Results indicating that the presence of TADs is not necessary, or permissive, for the expression of many genes (at least as measured by standard in situ hybridization and RNA-seq) question why TADs are so well conserved over evolution. Perhaps TADs provide an additional layer of robustness or precision to gene expression, with some genes being more dependent on this layer compared with others. The genomic regions spanning TADs are highly correlated with blocks of conserved synteny (Engstrom et al., 2007; Harmston et al., 2017), suggesting that they serve as conserved units during recombination to avoid separating enhancers and promoters. TADs may also reflect gene transcription, being stabilized or reinforced during gene expression, which could explain their conserved synteny. Recent data have also linked TADs to DNA replication (Pope et al., 2014; Sima et al., 2019) and to DNA damage (Canela et al., 2017), implying alternative and more general roles for TADs in genome functions.
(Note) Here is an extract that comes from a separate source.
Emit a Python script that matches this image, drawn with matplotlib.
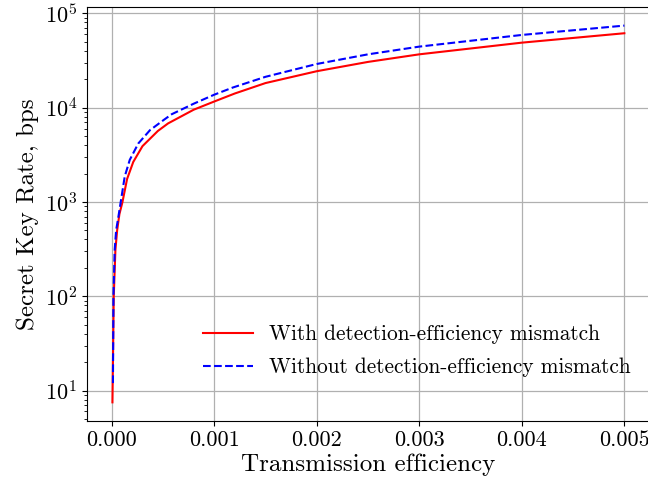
import matplotlib
matplotlib.use("Agg")
import matplotlib.pyplot as plt

# Computer Modern look
plt.rcParams['font.family'] = 'serif'
plt.rcParams['font.serif'] = ['cmr10']
plt.rcParams['mathtext.fontset'] = 'cm'
plt.rcParams['axes.formatter.use_mathtext'] = True
plt.rcParams['axes.unicode_minus'] = False

# data
eta_mismatch = [0.000007, 0.00002, 0.000036, 0.000053, 0.000075, 0.000105, 0.00015,
                0.00021, 0.0003, 0.00045, 0.00055, 0.0008, 0.001, 0.0012,
                0.0015, 0.002, 0.0025, 0.003, 0.004, 0.005]
skr_mismatch = [7.5, 100, 310, 500, 740, 1000, 1750,
                2650, 3900, 5650, 6800, 9500, 11600, 14100,
                18200, 24300, 30500, 36700, 48800, 61400]

eta_ideal = [0.000012, 0.000017, 0.000029, 0.000043, 0.000066, 0.000088, 0.000127,
             0.000176, 0.000259, 0.000373, 0.000504, 0.000585, 0.0008, 0.001,
             0.00118, 0.0015, 0.002, 0.0025, 0.003, 0.004, 0.005]
skr_ideal = [12, 100, 310, 500, 705, 1000, 1860,
             2790, 4160, 5760, 7350, 8500, 11000, 13700,
             16300, 21200, 29000, 36700, 44300, 58900, 74000]

fig = plt.figure(figsize=(6.48, 4.83), dpi=100)
ax = fig.add_axes([0.134, 0.128, 0.869, 0.858])

ax.plot(eta_mismatch, skr_mismatch, color='red', lw=1.5,
        label='With detection-efficiency mismatch')
ax.plot(eta_ideal, skr_ideal, color='blue', lw=1.5, ls='--',
        label='Without detection-efficiency mismatch')

ax.set_yscale('log')
ax.set_xticks([0.0, 0.001, 0.002, 0.003, 0.004, 0.005])
ax.set_xticklabels(['0.000', '0.001', '0.002', '0.003', '0.004', '0.005'])
ax.tick_params(labelsize=16)
ax.grid(True, which='major', color='#b0b0b0', lw=0.9)

ax.set_xlabel('Transmission efficiency', fontsize=18, labelpad=2)
ax.set_ylabel('Secret Key Rate, bps', fontsize=18)

ax.legend(loc='lower right', frameon=False, fontsize=15.4,
          handlelength=2.35, handletextpad=0.75, labelspacing=0.62,
          bbox_to_anchor=(1.0, 0.06))

fig.savefig('out.png', dpi=100)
In summary, it is clear that we have only just begun to appreciate the role of chromatin topology. Although some principles, such as extrusion and insulation, may apply broadly, it is likely that more nuanced and locus-specific considerations will be necessary to elucidate the functional role of genome topology.

Although extraordinary progress is being made in understanding 3D genome architecture and nuclear organization, it was clear from our discussions that further studies are required to convince scientists of the functional role of LLPS and TADs in the regulation of gene expression. At this point, refraining from creating generalized models is prudent, as they are easily challenged by contradictory data. Although LLPS- and chromatin topology-based models may or may not provide the unifying principles to explain gene regulation that we are desperately searching for, both phenomena are highly interconnected and likely play important roles by virtue of their existence in multiple organisms spanning large evolutionary time scales. Understanding these roles will continue to require interdisciplinary studies and the development of new technologies that allow us to both visualize and dissect the molecular mechanisms that dictate nuclear organization and function.

We thank all participants of the 2019 The Company of Biologists Workshop on ‘Chromatin-based regulation of development’ for the lively discussions that provided the material and motivation for this article; Joanna Wysocka (Stanford) and Benoit Bruneau (UCSF) for organizing the workshop; and The Company of Biologists for sponsoring it. We also thank Anders S. Hansen and David T. McSwiggen for useful comments on the manuscript.